Chestnuts: These little brown gems are pure delight, so long as you never try to eat one. Collecting chestnuts and storing them in pockets or displaying them in jars is a perfect passtime for any self-respecting individual, but taking the next step and trying to eat one is not. Chestnuts grow within a spiky burr-like covering, and when they begin to make their way out of this frightening womb, they resemble a violent caterpillar shedding its horrific skin, revealing the beautiful brown bulb of a butterfly within.

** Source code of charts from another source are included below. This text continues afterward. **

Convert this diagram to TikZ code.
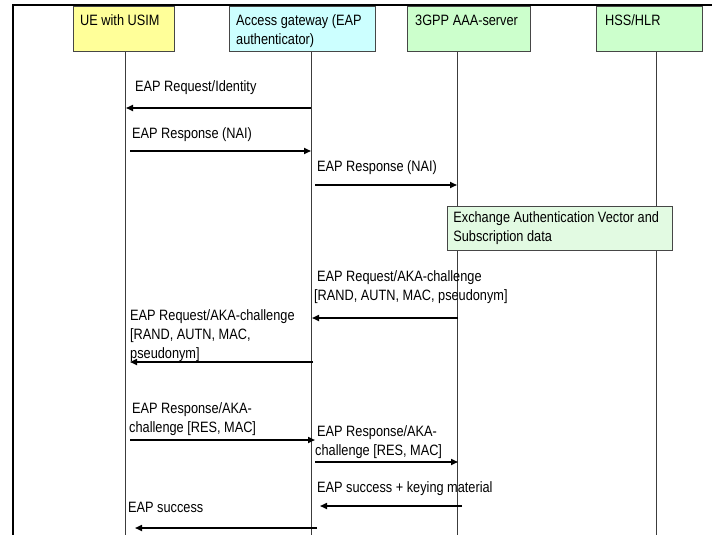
\documentclass[tikz,border=0pt]{standalone}
\usepackage{fontspec}
\setmainfont{Liberation Sans}[FakeStretch=0.85]
\usetikzlibrary{arrows.meta, positioning}

\definecolor{uefill}{RGB}{255,255,153}
\definecolor{agfill}{RGB}{204,255,255}
\definecolor{srvfill}{RGB}{204,255,204}
\definecolor{exfill}{RGB}{226,250,226}
\definecolor{boxline}{RGB}{70,70,70}
\definecolor{lifegray}{RGB}{60,60,60}

\tikzset{
  actor/.style={draw=boxline, line width=0.8pt, anchor=north west, inner sep=0pt},
  txt/.style={font=\fontsize{15}{19}\selectfont, inner sep=0pt, anchor=north west, align=left},
  msg/.style={line width=1.6pt, -{Triangle[length=7pt, width=6pt]}},
  lifeline/.style={draw=lifegray, line width=0.8pt},
  exbox/.style={actor, fill=exfill, txt, anchor=north west, align=flush left,
    text width=213pt, inner xsep=6pt, minimum height=44pt}
}

\begin{document}
\begin{tikzpicture}[x=1pt, y=-1pt]
    \useasboundingbox (0,0) rectangle (712,535);
    % Frame
    \coordinate (frame tr) at (712,5);
    \coordinate (frame tl) at (13,5);
    \coordinate (frame bl) at (13,535);
    \draw[line width=2pt] (frame tr) -- (frame tl) -- (frame bl);
    % Lifelines
    \foreach \a/\x in {ue/125, ag/311, aaa/457, hss/656} {
      \coordinate (\a top) at (\x,51);
      \coordinate (\a end) at (\x,535);
      \draw[lifeline] (\a top) -- (\a end);
    }
    % Actors
    \node[actor, fill=uefill, minimum width=101pt, minimum height=45pt] (ue) at (73,6) {};
    \node[actor, fill=agfill, minimum width=146pt, minimum height=45pt] (ag) at (229,6) {};
    \node[actor, fill=srvfill, minimum width=123pt, minimum height=45pt] (aaa) at (407,6) {};
    \node[actor, fill=srvfill, minimum width=106pt, minimum height=45pt] (hss) at (596,6) {};
    \node[txt, below right=8.4pt and 7pt of ue.north west] (ue label) {UE with USIM};
    \node[txt, below right=8.4pt and 7pt of ag.north west] (ag label) {Access gateway (EAP\\authenticator)};
    \node[txt, below right=8.4pt and 8pt of aaa.north west] (aaa label) {3GPP AAA-server};
    \node[txt, below right=8.4pt and 9pt of hss.north west] (hss label) {HSS/HLR};
    % Exchange with HSS
    \node[exbox] (exch) at (447,206) {Exchange Authentication Vector and\\Subscription data};
    % Messages
    \foreach \n/\xa/\xb/\y in {1/311/126/108, 2/130/311/151, 3/315/457/185,
        4/458/312/318, 5/313/130/362, 6/130/315/440, 7/315/458/462,
        8/462/320/506, 9/317/135/528} {
      \coordinate (m\n a) at (\xa,\y);
      \coordinate (m\n b) at (\xb,\y);
      \draw[msg] (m\n a) -- (m\n b);
    }
    % Labels
    \node[txt] (t1) at (135,80.4) {EAP Request/Identity};
    \node[txt] (t2) at (132,127.4) {EAP Response (NAI)};
    \node[txt] (t3) at (317,160.4) {EAP Response (NAI)};
    \node[txt] (t4) at (314,270.4) {\hspace*{3pt}EAP Request/AKA-challenge\\{[RAND, AUTN, MAC, pseudonym]}};
    \node[txt] (t5) at (130,309.4) {EAP Request/AKA-challenge\\{[RAND, AUTN, MAC,}\\pseudonym]};
    \node[txt] (t6) at (129,402.4) {\hspace*{3pt}EAP Response/AKA-\\challenge [RES, MAC]};
    \node[txt] (t7) at (315,425.4) {\hspace*{2pt}EAP Response/AKA-\\challenge [RES, MAC]};
    \node[txt] (t8) at (317,481.4) {EAP success + keying material};
    \node[txt] (t9) at (128,502.4) {EAP success};
\end{tikzpicture}
\end{document}
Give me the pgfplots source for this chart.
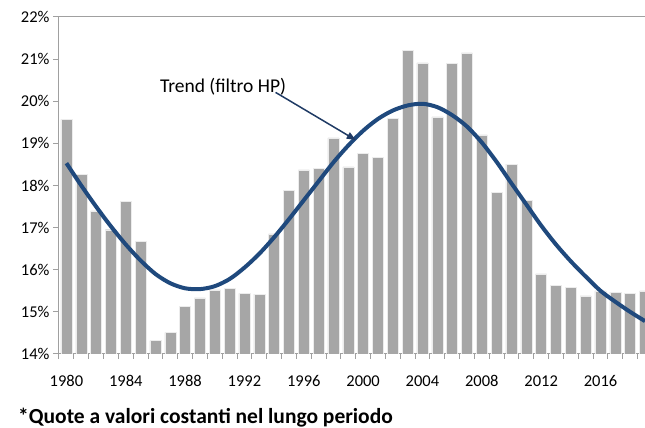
\documentclass[border=0pt]{standalone}
\usepackage{pgfplots}
\pgfplotsset{compat=1.18}
\usepackage{fontspec}
\setmainfont{Carlito}
\usetikzlibrary{arrows.meta}
\definecolor{bargray}{HTML}{A6A6A6}
\definecolor{trendblue}{HTML}{1F497D}
\definecolor{arrowblue}{HTML}{1F3A64}
\definecolor{axisgray}{HTML}{A0A0A0}
\begin{document}
\begin{tikzpicture}
\useasboundingbox (-59pt,-74pt) rectangle (586pt,354pt);
\clip (-59pt,-74pt) rectangle (586pt,354pt);
\begin{axis}[
    width=586pt, height=337pt,
    scale only axis,
    xmin=1979.5, xmax=2019,
    ymin=14, ymax=22,
    axis x line*=bottom,
    axis y line*=left,
    axis line style={draw=axisgray, line width=1pt, -},
    tick style={draw=axisgray, line width=1pt},
    tick align=outside,
    xtick={1980,1984,...,2016},
    major x tick style={draw=none},
    minor xtick={1979.5,1980.5,...,2018.5},
    minor tick length=5pt,
    ytick={14,15,...,22},
    major tick length=6pt,
    yticklabel={\pgfmathprintnumber{\tick}\%},
    xticklabel style={/pgf/number format/1000 sep={}},
    /pgf/number format/assume math mode=true,
    tick label style={font=\fontsize{16.5}{18}\selectfont, text=black},
    xticklabel style={yshift=-12pt},
    clip=true,
]
\draw[axisgray, line width=1pt] (axis cs:1979.5,22) -- (axis cs:2019,22);
\addplot[ybar, bar width=11pt, fill=bargray, draw=white!85!gray, line width=0.4pt]
coordinates {
(1980,19.57) (1981,18.27) (1982,17.40) (1983,16.95) (1984,17.62)
(1985,16.68) (1986,14.32) (1987,14.51) (1988,15.13) (1989,15.33)
(1990,15.52) (1991,15.56) (1992,15.44) (1993,15.42) (1994,16.85)
(1995,17.88) (1996,18.37) (1997,18.40) (1998,19.13) (1999,18.44)
(2000,18.77) (2001,18.67) (2002,19.59) (2003,21.20) (2004,20.91)
(2005,19.63) (2006,20.90) (2007,21.15) (2008,19.20) (2009,17.83)
(2010,18.51) (2011,17.65) (2012,15.90) (2013,15.63) (2014,15.59)
(2015,15.38) (2016,15.50) (2017,15.47) (2018,15.44) (2019,15.50)
};
\addplot[smooth, line width=4pt, trendblue]
coordinates {
(1980,18.53) (1981,18.00) (1982,17.50) (1983,17.03) (1984,16.60)
(1985,16.22) (1986,15.90) (1987,15.68) (1988,15.56) (1989,15.54)
(1990,15.61) (1991,15.78) (1992,16.05) (1993,16.38) (1994,16.77)
(1995,17.20) (1996,17.65) (1997,18.10) (1998,18.55) (1999,18.95)
(2000,19.30) (2001,19.58) (2002,19.78) (2003,19.90) (2004,19.94)
(2005,19.86) (2006,19.67) (2007,19.40) (2008,19.02) (2009,18.56)
(2010,18.05) (2011,17.55) (2012,17.05) (2013,16.60) (2014,16.20)
(2015,15.84) (2016,15.50) (2017,15.24) (2018,15.00) (2019,14.78)
};
\draw[-{Triangle[length=9pt,width=7pt]}, line width=1.5pt, arrowblue]
    (axis cs:1994.1,20.21) -- (axis cs:1999.5,19.08);
\node[anchor=base west, inner sep=0pt, font=\fontsize{19.5}{21}\selectfont]
    at (axis cs:1986.3,20.21) {Trend (filtro HP)};
\end{axis}
\node[anchor=base west, inner sep=0pt, font=\fontsize{21.5}{23}\selectfont\bfseries]
    at (-41pt,-70pt) {*Quote a valori costanti nel lungo periodo};
\end{tikzpicture}
\end{document}
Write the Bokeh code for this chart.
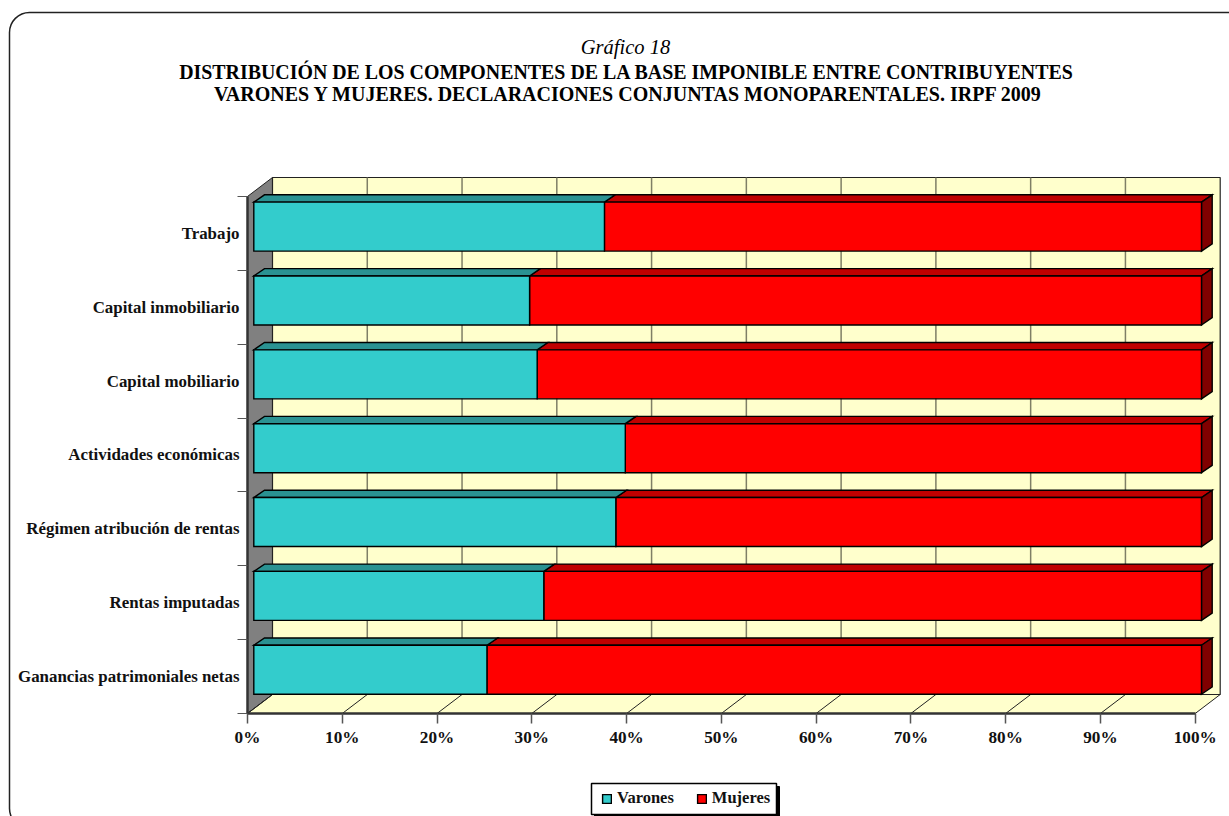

Macadamia: The common name, “Queen of Nuts,” is an offense to the institution of monarchy. These cheap Hawaiian souvenirs* give the impression of class, but don’t be fooled: they are as ordinary as they come. Only an uncouth commoner would be taken in by this ruse.
Saint Lucy, who refused to marry a pagan, offered
him a plate of macadamia nuts instead. He
accepted the deal. She is often portrayed holding a
tray of nuts and is the patron saint of hostesses.
Peanuts: And now the time has come to end this otherwise rather dour post on a positive and hopeful note. Do not despair! Not all nuts deserve our disdain! The peanut, along with its more urbane cousin, the cashew, is capable of saving the nut classification from utter disgrace and embarrassment. Although peanuts do not have the same luxurious touch as the cashew, they are nevertheless more adaptable to our changing times. Everything has peanuts! Which is why peanut allergies are so rampant: we must purge the human race of those of us who cannot be accommodated within this new era. If I had a quarter for every time a peanut saved my life whilst stranded in the wilds of the revolting Eastern European culinary landscape, I would have enough quarters to live off of peanuts for the rest of my life. All hail the mighty peanut, king among nuts.


* I seem to recall a time in elementary school when everyone was going on vacation to Hawaii and invariably bringing back macadamia nuts as a tasty treat for the class. I, of course, never degraded myself by ingesting a single one. Nor have I since. Incidentally, they are actually Australian, which only adds to the many number of reasons to dismiss them as a food worth eating. Nothing good has ever come out of Australia. 

Recent scholarship has found that it was more likely
a pecan, and not an apple, that led to man's fall from grace.

When choosing nuts, be selective
Some are good, but most destructive.
Limit yourself to the peanut and cashew,
All others, for God's sake, eschew, eschew!